Me alivió pensar en esto ayer a la noche cuando me sentía culpable por no estar en casa y por pensar en la posibilidad de dormir afuera después de mucho tiempo. Por un instante me sentí dependiente, sentí que la responsabilidad de mi vínculo con él me pesaba. Aunque después pensé que este vínculo, que esta relación entre nosotros dos, me daba la posibilidad de ser una persona menos egoísta. ¿Qué quiero decir? Que, en definitiva, eso es lo que entiendo (entre otras cosas) por amor: la posibilidad de anteponer a otra persona por encima de tu propia nariz (¡y de tus propios miedos también!), de librarnos un poco del egocentrismo absurdo en el que estamos sumidos sin dejar nunca de ser quienes queremos ser. Aunque sea difícil, aunque cueste, aunque haya malos días. 

Finalmente decidí quedarme en la casa de mi amigo.

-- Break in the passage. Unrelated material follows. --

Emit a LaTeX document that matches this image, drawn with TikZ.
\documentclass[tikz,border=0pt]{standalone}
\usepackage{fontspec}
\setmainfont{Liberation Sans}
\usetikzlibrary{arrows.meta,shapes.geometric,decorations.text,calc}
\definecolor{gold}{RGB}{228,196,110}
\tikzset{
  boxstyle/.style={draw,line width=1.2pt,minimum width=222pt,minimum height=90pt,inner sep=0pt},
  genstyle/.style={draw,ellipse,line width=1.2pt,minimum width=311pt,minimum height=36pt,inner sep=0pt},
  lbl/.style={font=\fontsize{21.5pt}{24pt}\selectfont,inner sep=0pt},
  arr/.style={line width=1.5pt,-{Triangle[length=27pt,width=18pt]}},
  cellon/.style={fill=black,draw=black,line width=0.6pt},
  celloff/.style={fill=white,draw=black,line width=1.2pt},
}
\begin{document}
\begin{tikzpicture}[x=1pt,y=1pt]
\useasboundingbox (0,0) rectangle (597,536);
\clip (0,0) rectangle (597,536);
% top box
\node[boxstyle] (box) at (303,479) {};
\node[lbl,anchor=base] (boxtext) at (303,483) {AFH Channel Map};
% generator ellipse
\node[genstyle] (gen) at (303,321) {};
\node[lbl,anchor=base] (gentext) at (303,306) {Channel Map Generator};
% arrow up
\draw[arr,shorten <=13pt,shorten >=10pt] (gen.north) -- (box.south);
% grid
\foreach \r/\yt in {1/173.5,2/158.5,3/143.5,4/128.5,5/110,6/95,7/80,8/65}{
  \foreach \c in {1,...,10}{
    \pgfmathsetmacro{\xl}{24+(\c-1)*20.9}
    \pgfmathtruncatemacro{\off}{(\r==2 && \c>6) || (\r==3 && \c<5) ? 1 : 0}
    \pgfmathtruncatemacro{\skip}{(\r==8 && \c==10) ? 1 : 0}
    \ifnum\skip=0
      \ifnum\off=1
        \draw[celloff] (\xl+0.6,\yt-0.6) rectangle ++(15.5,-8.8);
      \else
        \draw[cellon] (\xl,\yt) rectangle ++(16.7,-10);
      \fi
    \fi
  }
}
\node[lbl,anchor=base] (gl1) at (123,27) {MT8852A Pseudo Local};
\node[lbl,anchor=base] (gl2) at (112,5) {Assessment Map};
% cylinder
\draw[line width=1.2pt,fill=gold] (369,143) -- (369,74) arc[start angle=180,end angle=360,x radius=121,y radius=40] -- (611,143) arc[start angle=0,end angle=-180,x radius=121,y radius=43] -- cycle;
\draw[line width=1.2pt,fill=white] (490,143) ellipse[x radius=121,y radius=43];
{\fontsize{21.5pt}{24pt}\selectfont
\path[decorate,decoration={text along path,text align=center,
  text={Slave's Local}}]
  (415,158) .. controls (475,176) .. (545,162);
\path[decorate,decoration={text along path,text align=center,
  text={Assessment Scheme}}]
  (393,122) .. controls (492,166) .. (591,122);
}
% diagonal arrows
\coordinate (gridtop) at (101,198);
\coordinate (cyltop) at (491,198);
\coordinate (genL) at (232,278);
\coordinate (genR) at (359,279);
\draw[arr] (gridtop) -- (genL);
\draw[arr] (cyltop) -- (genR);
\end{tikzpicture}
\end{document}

Habíamos estado grabando desde las cinco de la tarde y apagamos la computadora a las cuatro de la madrugada. No tenía energías para encarar la pedaleada, ni tenía energías por pasar por el Palermo Soho del conurbano. Decidí dormir unas horas y volver con el sol matinal por el camino corto. 

Me puse la alarma temprano pero me costó levantarme. Tenía la pesadez habitual de un cuerpo que extraña a otro cuerpo (por momentos ya no sé si hablo del gato, o no). Cuando llegué, no estaba. Hoy me dijeron mis vecinos que durmió con ellos. Me rompió un poquito el corazón. Hubiese querido estar con él. Me acosté y empecé a redactar mentalmente este texto. El final perfecto lo escribió el guachin, mi gato, porque mientras lo pensaba, mientras me imaginaba las palabras que iba a usar, se apareció por la ventana para dormir unas horitas más conmigo.